Und Einkaufen tun sie ausschließlich im Umkreis der Friedrichstrasse: Dort gibt es auf den Bauschildern Geschäfte mit üppig dekorierten Schaufenstern (gleich zwei Computershops im „Atrium“) und vereinzelt gar Cafés („Hotel Adlon“), die nirgendwo sonst in Berlins Zukunft zu existieren scheinen. Nicht einmal in den neuen Wohnsilos in Kaulsdorf, obwohl dort namentlich schon dieser und jener Supermarkt seinen Einzug annonciert hat.

Freizeit kommt in der Bauschildmalerei nur außerhalb des öffentlichen Raums, im Privaten vor. Dort aber um so doller, zumal wenn die dazu gehörigen Eigenheimprojekte am Wasser liegen. Auf den Schildern bei den Wohnparks in Alt-Stralau und in Köpenick bilden die Boote auf der Spree den eigentlichen Bildmittelpunkt – hier flotte Yachten, dort romantische Ruderboote auf sanft plätschernden Mittelmeerwellen.

Bei den Villen im französischen Landhausstil am Golfplatz Seddiner See, die nicht direkt ans Ufer grenzen, bilden statt der Boote gestreifte Gartenmöbel den Blickfang. Und das muß wohl auch so sein, denn bei den Bauvorhaben werden schließlich nicht Eigenheime, Wohnungen und Büros, sondern Lebensstile verkauft. Entsprechend kann das Bauobjekt selbst in den Hintergrund treten und zur Kulisse von „Filmszenen im Stillstand“ werden.

Wie sehr sich Architekten mit der Rolle von Regisseuren identifizieren und die zukünftigen Bewohner als Schauspieler fühlen, läßt sich wohl nirgendwo so deutlich erkennen wie in Berlin-Karow, dem zukünftigen Vorabendserien-Paradies von Berlin.
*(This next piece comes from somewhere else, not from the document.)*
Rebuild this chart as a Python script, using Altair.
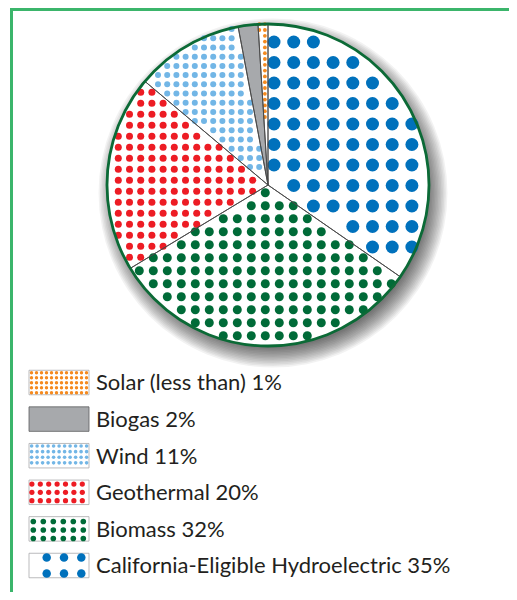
import math
import altair as alt
import pandas as pd

# ---------------- data ----------------
categories = ["Solar (less than)", "Biogas", "Wind", "Geothermal", "Biomass",
              "California-Eligible Hydroelectric"]
shares = [1, 2, 11, 20, 32, 35]
# clockwise order of the slices, starting at 12 o'clock
pie_order = ["California-Eligible Hydroelectric", "Biomass", "Geothermal", "Wind",
             "Biogas", "Solar (less than)"]

# ---------------- styles ----------------
W, H = 501, 584
CX, CY, R = 260, 177, 161
FONT = "Lato"
dot_color = {
    "Solar (less than)": "#f58a1f",
    "Biogas": "#a7a9ac",
    "Wind": "#72b6e6",
    "Geothermal": "#ed1c24",
    "Biomass": "#006b38",
    "California-Eligible Hydroelectric": "#0071bc",
}
slice_fill = {c: "#ffffff" for c in categories}
slice_fill["Biogas"] = "#a7a9ac"
# pie pattern: spacing x, spacing y, grid origin x, y, dot diameter
pie_pattern = {
    "California-Eligible Hydroelectric": (19.7, 20.5, 266.0, 34.0, 13.0),
    "Biomass": (14.0, 13.0, 145.3, 223.7, 9.0),
    "Geothermal": (11.2, 11.0, 110.3, 216.3, 7.0),
    "Wind": (9.2, 9.2, 196.0, 30.3, 6.0),
    "Solar (less than)": (5.6, 5.8, 251.3, 22.0, 3.8),
}
# legend pattern: spacing x, spacing y, dot diameter, first dot offset x, y
legend_pattern = {
    "Solar (less than)": (5.0, 5.0, 3.4, 2.5, 2.5),
    "Wind": (5.5, 5.6, 3.6, 2.6, 2.6),
    "Geothermal": (8.4, 8.3, 5.2, 2.9, 4.0),
    "Biomass": (10.0, 8.5, 5.6, 4.3, 4.8),
    "California-Eligible Hydroelectric": (17.3, 16.0, 8.5, 17.7, 4.2),
}
LEG_X0, LEG_W, LEG_TOP, LEG_STEP, LEG_H = 21, 60, 374.5, 36.6, 24.5
TEXT_X = 88
FONT_SIZE = 22


def sym_size(diameter):
    # Vega circle symbols have radius sqrt(size) / 2
    return diameter * diameter


xs = alt.Scale(domain=[0, W], nice=False, zero=False)
ys = alt.Scale(domain=[0, H], nice=False, zero=False, reverse=True)

share_of = dict(zip(categories, shares))
total = float(sum(shares))

# slice angle bounds (degrees clockwise from top)
bounds = {}
acc = 0.0
for c in pie_order:
    a0 = acc / total * 360.0
    acc += share_of[c]
    bounds[c] = (a0, acc / total * 360.0)

# ---------------- pie slices ----------------
pie_df = pd.DataFrame({
    "cat": pie_order,
    "share": [share_of[c] for c in pie_order],
    "ord": list(range(len(pie_order))),
    "fill": [slice_fill[c] for c in pie_order],
})

# ---------------- texture dots inside slices ----------------
rows = []
for c in pie_order:
    if c not in pie_pattern:
        continue
    sx, sy, ox, oy, d = pie_pattern[c]
    a0, a1 = bounds[c]
    kx0 = math.floor((CX - R - ox) / sx)
    kx1 = math.ceil((CX + R - ox) / sx)
    ky0 = math.floor((CY - R - oy) / sy)
    ky1 = math.ceil((CY + R - oy) / sy)
    for kx in range(kx0, kx1 + 1):
        x = ox + kx * sx
        for ky in range(ky0, ky1 + 1):
            y = oy + ky * sy
            dx, dy = x - CX, y - CY
            r = math.hypot(dx, dy)
            if r > R - d / 2 + 2.2 or r < 1e-6:
                continue
            a = math.degrees(math.atan2(dx, -dy)) % 360.0
            if not (a0 <= a < a1):
                continue
            m = d * 0.25
            if (a - a0) < 90 and r * math.sin(math.radians(a - a0)) < m:
                continue
            if (a1 - a) < 90 and r * math.sin(math.radians(a1 - a)) < m:
                continue
            rows.append({"x": x, "y": y, "size": sym_size(d),
                         "col": dot_color[c]})
dots_df = pd.DataFrame(rows)

# ---------------- legend ----------------
leg_rows, leg_dots = [], []
for i, c in enumerate(categories):
    yc = LEG_TOP + i * LEG_STEP
    top = yc - LEG_H / 2
    leg_rows.append({
        "x": LEG_X0, "x2": LEG_X0 + LEG_W, "y": top, "y2": top + LEG_H,
        "fill": slice_fill[c], "stroke": "#5d5e60" if c == "Biogas" else "#a9aaac",
        "ty": yc + 0.36 * FONT_SIZE, "label": f"{c} {share_of[c]}%",
    })
    if c in legend_pattern:
        sx, sy, d, ox, oy = legend_pattern[c]
        x = LEG_X0 + ox
        while x + d / 2 <= LEG_X0 + LEG_W + 0.6:
            y = top + oy
            while y + d / 2 <= top + LEG_H + 0.6:
                leg_dots.append({"x": x, "y": y, "size": sym_size(d),
                                 "col": dot_color[c]})
                y += sy
            x += sx
leg_df = pd.DataFrame(leg_rows)
leg_dots_df = pd.DataFrame(leg_dots)

# ---------------- layers ----------------
frame_top = alt.Chart(pd.DataFrame({"a": [0]})).mark_rule(
    color="#3bb56b", strokeWidth=3).encode(
    x=alt.value(3), x2=alt.value(W), y=alt.value(1.5))
frame_left = alt.Chart(pd.DataFrame({"a": [0]})).mark_rule(
    color="#3bb56b", strokeWidth=3).encode(
    x=alt.value(3.5), y=alt.value(0), y2=alt.value(H))

shadow_radii = [R - 6 + 1.5 * k for k in range(14)]
shadow_df = pd.DataFrame({"s": [sym_size(2 * r) for r in shadow_radii]})
shadow = alt.Chart(shadow_df).mark_circle(color="#000000", opacity=0.05).encode(
    x=alt.value(CX + 5), y=alt.value(CY + 8), size=alt.Size("s:Q", scale=None))

slices = alt.Chart(pie_df).mark_arc(outerRadius=R, strokeWidth=0).encode(
    theta=alt.Theta("share:Q", stack=True),
    order=alt.Order("ord:Q"),
    color=alt.Color("fill:N", scale=None),
    x=alt.value(CX), y=alt.value(CY))

dots = alt.Chart(dots_df).mark_circle(opacity=1, strokeWidth=0).encode(
    x=alt.X("x:Q", scale=xs, axis=None),
    y=alt.Y("y:Q", scale=ys, axis=None),
    size=alt.Size("size:Q", scale=None),
    color=alt.Color("col:N", scale=None))

separators = alt.Chart(pie_df).mark_arc(
    outerRadius=R, fillOpacity=0, stroke="#4a4a4a", strokeWidth=0.9).encode(
    theta=alt.Theta("share:Q", stack=True),
    order=alt.Order("ord:Q"),
    x=alt.value(CX), y=alt.value(CY))

ring = alt.Chart(pd.DataFrame({"s": [sym_size(2 * R)]})).mark_circle(
    filled=False, stroke="#0b6a36", strokeWidth=2.8, opacity=1).encode(
    x=alt.value(CX), y=alt.value(CY), size=alt.Size("s:Q", scale=None))

swatches = alt.Chart(leg_df).mark_rect(strokeWidth=0.8).encode(
    x=alt.X("x:Q", scale=xs, axis=None), x2="x2:Q",
    y=alt.Y("y:Q", scale=ys, axis=None), y2="y2:Q",
    color=alt.Color("fill:N", scale=None),
    stroke=alt.Stroke("stroke:N", scale=None))

swatch_dots = alt.Chart(leg_dots_df).mark_circle(opacity=1, strokeWidth=0).encode(
    x=alt.X("x:Q", scale=xs, axis=None),
    y=alt.Y("y:Q", scale=ys, axis=None),
    size=alt.Size("size:Q", scale=None),
    color=alt.Color("col:N", scale=None))

labels = alt.Chart(leg_df).mark_text(
    align="left", baseline="alphabetic", font=FONT, fontSize=FONT_SIZE,
    color="#231f20").encode(
    x=alt.value(TEXT_X),
    y=alt.Y("ty:Q", scale=ys, axis=None),
    text="label:N")

chart = alt.layer(
    frame_top, frame_left, shadow, slices, dots, separators, ring,
    swatches, swatch_dots, labels
).properties(
    width=W, height=H, autosize=alt.AutoSizeParams(type="none"), padding=0
).configure_view(stroke=None)

chart.save("out.html", embed_options={"renderer": "svg", "actions": False})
In gigantischen Dimensionen entstehen dort Wohnparks für Kleinfamilien, wo schon die ausgehobenen Gruben die Tragödie der jungen Mutti vorwegnehmen, die dort, fernab der Stadt, allabendlich auf den Gatten wartet, der aber erst spät nach Hause kommt und statt von der Geliebten in der Stadt etwas von Stau und Überstunden faselt.

Wie zum Hohn auf das kommende Unglück locken derzeit ein feistes Baby bzw. ein junger Vater mit nacktem Oberkörper & Baby die „Grünen Witwen“ herbei: „Damit Sie morgen besser wohnen!“ Radikal und avantgardistisch wird in Karow ganz darauf verzichtet, das Bauobjekt überhaupt noch abzubilden. Wozu auch? Es ist die konsequente Weiterentwicklung der Bauschildmalerei, die zu einer Architektur paßt, die nur noch Regieanweisungen gibt und vom Set räumen läßt, was nicht in den Hauptstadtfilm paßt.